Francisco Roque é o novo treinador do UDV. Foi jogador e campeão nacional no Vilafranquense, onde esteve cinco anos. Vive na Póvoa de Santa Iria, é chefe de armazém e como treinador já conquistou quatro subidas de divisão em clubes da região. Reconhece que o objectivo é criar um grupo unido e coeso para voltar a apaixonar a cidade pelo clube e lutar para subir de divisão. “O UDV quer voltar ao que era, crescer, recuperar a mística. A SAD foi embora mas não matou o nosso futebol graças às pessoas que aqui ficaram. O nosso objectivo é fazer caminho, de preferência subir e provar que a raça ribatejana continua cá”, conta.
Quem acompanhou o ano zero do clube foi Liliana Agostinho, directora da formação do futebol do UDV. “No início sentimos a revolta da cidade mas fomos sempre muito bem recebidos pelos pais. Houve uma grande incerteza o ano passado do que iria acontecer ao futebol mas conseguimos manter tudo a funcionar. Fizemos isso pelos atletas. Foi um ano muito difícil. Fico feliz com este regresso ao que o clube era”, diz a responsável, que foi também um dos rostos envolvidos na organização do primeiro torneio Vilafranquense Cup para assinalar o final da época.

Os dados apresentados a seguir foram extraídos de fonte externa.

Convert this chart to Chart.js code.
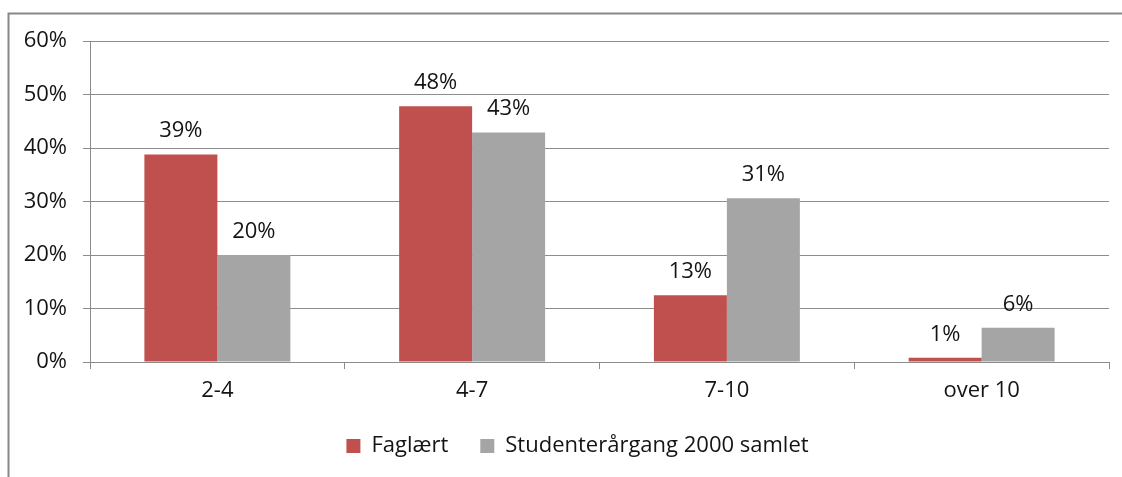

“Com a descida de divisão todas as equipas sofreram mas para os Sub-19 foi um grande murro no estômago. Estavam no campeonato nacional e caíram para a 3ª divisão distrital. Mas estão a conseguir reerguer-se”, conta. Para Liliana Agostinho, um ano depois o sentimento para com a SAD não é de raiva mas de injustiça. “Andamos aqui há muitos anos e sempre representámos o União fosse com SAD ou sem ela. A cidade vestiu sempre a camisola. Sonhávamos com mais mas percebemos que não tínhamos aqui condições para chegar à 1ª Liga”, conclui.
À margem/opinião
Onde param os dirigentes?
Finda a primeira época do futebol do UDV sem a SAD, sabe-se que o município mantém a convicção de avançar com um projecto para requalificar e aumentar a capacidade desportiva do Campo do Cevadeiro, um projecto que ainda está em desenvolvimento. Em 1957, quatro clubes da cidade fundiram-se para formar o UDV. Na última assembleia do clube, há ano e meio, os sócios deram o seu aval para que seja extinto e criado um clube seu herdeiro, que mantenha tudo na mesma excepto o nome. Um mecanismo para tentar acabar de vez com uma dívida de um milhão de euros às Finanças que, para muitos, é impagável. O UDV tem hoje várias modalidades e continua a atrair dezenas de jovens atletas e adeptos. Mas, curiosamente, a única coisa que não consegue atrair é dirigentes, desde 2011, para criarem uma lista e formalizarem novos corpos sociais, acabando assim com a comissão administrativa que tem poderes limitados de gestão. Num clube com uma história tão rica, e com a importância que tem na cidade, não se entende como uma dezena de sócios não se organiza e avança com uma lista que permita refrescar a liderança do UDV e dar à cidade um novo fôlego.